### WORK REQUIRED
Work out how many lines of the listing hold "this", then state only that count.

### DATA RECORDS
------------------------------
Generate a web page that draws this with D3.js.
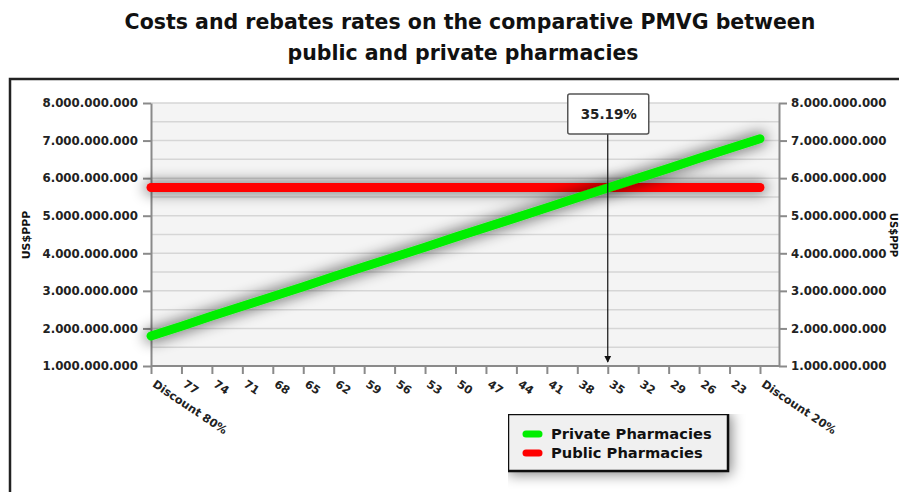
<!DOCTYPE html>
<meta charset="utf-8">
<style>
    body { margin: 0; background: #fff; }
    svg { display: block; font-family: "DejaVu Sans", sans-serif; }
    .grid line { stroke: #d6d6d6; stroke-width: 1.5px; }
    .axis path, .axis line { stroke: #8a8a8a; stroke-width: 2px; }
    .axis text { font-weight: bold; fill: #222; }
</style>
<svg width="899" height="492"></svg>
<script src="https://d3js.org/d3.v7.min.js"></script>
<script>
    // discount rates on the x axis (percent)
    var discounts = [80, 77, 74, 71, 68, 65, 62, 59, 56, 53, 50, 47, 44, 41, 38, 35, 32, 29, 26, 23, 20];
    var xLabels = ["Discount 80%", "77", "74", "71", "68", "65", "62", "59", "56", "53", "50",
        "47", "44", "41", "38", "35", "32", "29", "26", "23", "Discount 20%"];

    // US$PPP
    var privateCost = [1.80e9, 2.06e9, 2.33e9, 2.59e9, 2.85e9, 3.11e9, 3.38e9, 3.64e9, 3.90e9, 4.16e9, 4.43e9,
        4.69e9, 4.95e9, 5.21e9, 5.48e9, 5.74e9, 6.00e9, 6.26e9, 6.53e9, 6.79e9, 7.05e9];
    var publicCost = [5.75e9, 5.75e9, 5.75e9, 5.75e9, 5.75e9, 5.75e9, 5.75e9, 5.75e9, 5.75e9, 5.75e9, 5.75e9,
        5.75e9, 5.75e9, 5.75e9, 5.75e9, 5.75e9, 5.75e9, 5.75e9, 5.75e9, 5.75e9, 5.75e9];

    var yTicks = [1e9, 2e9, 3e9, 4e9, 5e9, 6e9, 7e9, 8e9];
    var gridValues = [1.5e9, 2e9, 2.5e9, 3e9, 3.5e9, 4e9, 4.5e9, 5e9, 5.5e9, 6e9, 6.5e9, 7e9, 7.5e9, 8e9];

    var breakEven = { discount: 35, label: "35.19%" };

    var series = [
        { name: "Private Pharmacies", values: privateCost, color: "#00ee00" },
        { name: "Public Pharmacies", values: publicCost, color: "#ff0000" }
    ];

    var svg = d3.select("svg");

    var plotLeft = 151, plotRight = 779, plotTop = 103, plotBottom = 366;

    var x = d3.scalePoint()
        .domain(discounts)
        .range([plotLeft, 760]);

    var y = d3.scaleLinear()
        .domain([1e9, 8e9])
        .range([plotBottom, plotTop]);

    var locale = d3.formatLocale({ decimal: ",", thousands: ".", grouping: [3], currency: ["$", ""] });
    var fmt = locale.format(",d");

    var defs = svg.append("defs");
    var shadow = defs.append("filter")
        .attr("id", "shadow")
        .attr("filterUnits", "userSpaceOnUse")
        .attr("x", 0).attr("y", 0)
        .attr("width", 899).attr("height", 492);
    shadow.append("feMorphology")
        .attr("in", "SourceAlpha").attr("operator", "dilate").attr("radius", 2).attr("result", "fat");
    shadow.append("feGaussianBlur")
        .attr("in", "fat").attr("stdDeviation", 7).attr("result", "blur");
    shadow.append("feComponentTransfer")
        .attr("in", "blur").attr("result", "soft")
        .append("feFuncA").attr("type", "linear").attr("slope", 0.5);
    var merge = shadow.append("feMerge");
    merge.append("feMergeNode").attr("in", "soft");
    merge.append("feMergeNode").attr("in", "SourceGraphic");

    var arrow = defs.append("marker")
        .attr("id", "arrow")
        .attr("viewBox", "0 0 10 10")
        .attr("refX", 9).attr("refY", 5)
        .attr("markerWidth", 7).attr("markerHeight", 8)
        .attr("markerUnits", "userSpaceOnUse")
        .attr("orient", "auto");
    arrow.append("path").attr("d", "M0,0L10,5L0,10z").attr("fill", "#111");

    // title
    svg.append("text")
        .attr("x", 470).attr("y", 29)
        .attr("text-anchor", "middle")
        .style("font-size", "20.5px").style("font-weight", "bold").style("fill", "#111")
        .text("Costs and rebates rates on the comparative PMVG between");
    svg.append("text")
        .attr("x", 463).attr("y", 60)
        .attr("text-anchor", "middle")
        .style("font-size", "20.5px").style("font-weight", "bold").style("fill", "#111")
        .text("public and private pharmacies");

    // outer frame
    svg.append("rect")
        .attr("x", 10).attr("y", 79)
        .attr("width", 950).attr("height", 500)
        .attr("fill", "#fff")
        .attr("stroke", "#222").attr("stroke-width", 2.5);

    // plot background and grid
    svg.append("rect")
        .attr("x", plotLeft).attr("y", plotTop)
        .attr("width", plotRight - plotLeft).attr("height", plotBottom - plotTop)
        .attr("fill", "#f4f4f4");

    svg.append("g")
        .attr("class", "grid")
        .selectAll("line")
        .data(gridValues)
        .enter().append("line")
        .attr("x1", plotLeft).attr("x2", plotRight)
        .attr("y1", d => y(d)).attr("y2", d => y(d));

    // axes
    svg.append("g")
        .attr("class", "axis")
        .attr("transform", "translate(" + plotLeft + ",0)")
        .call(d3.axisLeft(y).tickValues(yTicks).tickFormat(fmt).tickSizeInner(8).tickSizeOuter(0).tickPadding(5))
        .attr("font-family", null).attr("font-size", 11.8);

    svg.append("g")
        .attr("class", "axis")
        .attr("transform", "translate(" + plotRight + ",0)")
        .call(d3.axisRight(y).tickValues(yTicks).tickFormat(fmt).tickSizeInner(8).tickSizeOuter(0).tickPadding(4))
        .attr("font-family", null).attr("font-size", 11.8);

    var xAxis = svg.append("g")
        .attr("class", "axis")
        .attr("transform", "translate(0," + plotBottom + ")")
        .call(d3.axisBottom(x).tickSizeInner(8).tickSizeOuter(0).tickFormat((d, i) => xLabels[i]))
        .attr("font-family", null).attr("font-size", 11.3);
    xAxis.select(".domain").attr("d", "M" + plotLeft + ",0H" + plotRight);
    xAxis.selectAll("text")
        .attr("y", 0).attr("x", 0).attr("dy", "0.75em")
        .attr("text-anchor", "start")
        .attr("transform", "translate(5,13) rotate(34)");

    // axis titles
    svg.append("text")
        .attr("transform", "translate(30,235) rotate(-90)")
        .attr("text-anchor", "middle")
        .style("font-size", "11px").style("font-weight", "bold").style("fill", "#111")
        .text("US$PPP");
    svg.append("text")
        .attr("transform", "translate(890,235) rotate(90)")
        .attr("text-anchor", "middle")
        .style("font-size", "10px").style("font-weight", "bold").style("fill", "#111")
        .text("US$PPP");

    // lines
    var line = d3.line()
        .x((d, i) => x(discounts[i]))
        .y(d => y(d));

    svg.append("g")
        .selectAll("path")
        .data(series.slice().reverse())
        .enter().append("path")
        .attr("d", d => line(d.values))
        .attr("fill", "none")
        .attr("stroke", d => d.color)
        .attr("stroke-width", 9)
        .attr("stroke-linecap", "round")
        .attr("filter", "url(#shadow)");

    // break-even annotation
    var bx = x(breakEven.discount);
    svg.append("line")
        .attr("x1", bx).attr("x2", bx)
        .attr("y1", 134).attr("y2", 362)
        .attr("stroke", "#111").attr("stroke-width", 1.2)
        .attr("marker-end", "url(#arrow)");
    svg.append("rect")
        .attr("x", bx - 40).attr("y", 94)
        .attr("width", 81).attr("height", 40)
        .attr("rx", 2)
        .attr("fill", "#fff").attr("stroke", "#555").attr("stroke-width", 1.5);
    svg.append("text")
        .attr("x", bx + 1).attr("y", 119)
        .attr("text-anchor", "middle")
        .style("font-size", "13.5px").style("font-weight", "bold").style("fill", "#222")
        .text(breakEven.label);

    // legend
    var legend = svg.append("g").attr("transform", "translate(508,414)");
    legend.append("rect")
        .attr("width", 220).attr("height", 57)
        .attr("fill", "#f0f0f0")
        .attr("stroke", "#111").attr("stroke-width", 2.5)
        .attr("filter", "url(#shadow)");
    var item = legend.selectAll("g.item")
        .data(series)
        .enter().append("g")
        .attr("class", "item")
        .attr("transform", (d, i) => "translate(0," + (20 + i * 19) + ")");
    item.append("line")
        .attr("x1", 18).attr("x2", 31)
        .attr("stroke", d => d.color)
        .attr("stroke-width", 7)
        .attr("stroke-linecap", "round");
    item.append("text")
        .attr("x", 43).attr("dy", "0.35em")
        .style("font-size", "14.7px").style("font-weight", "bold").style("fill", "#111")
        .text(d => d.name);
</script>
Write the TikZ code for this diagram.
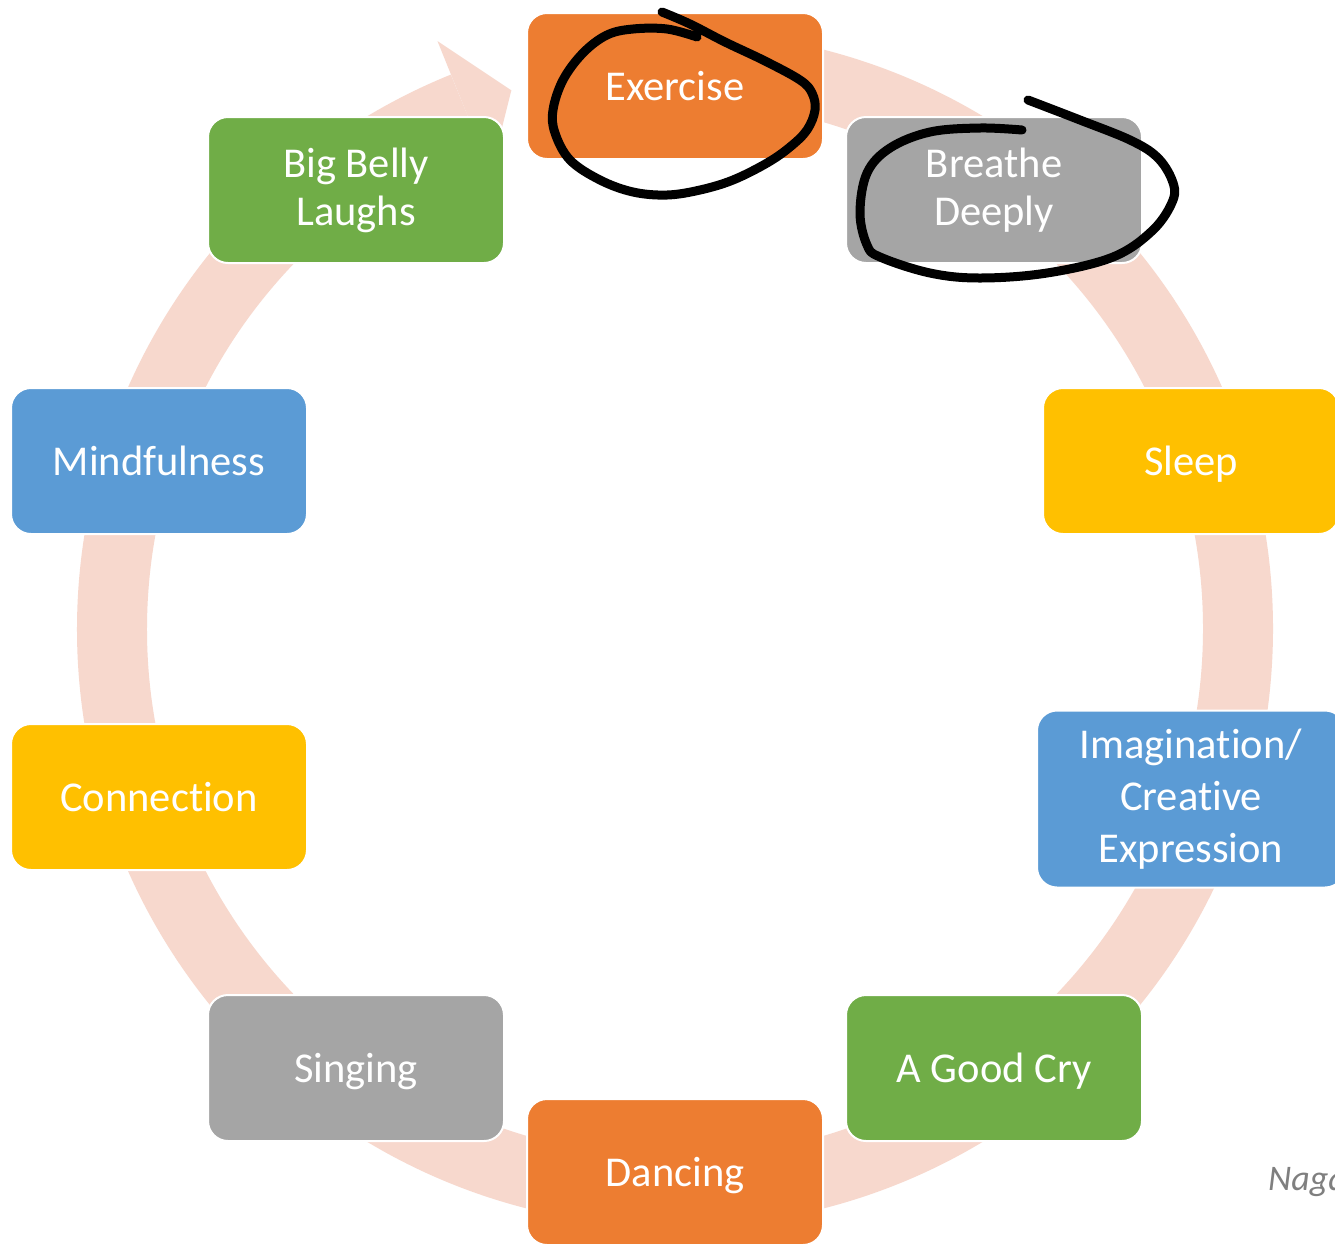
------------------------------
### EXERCISE ANSWER
2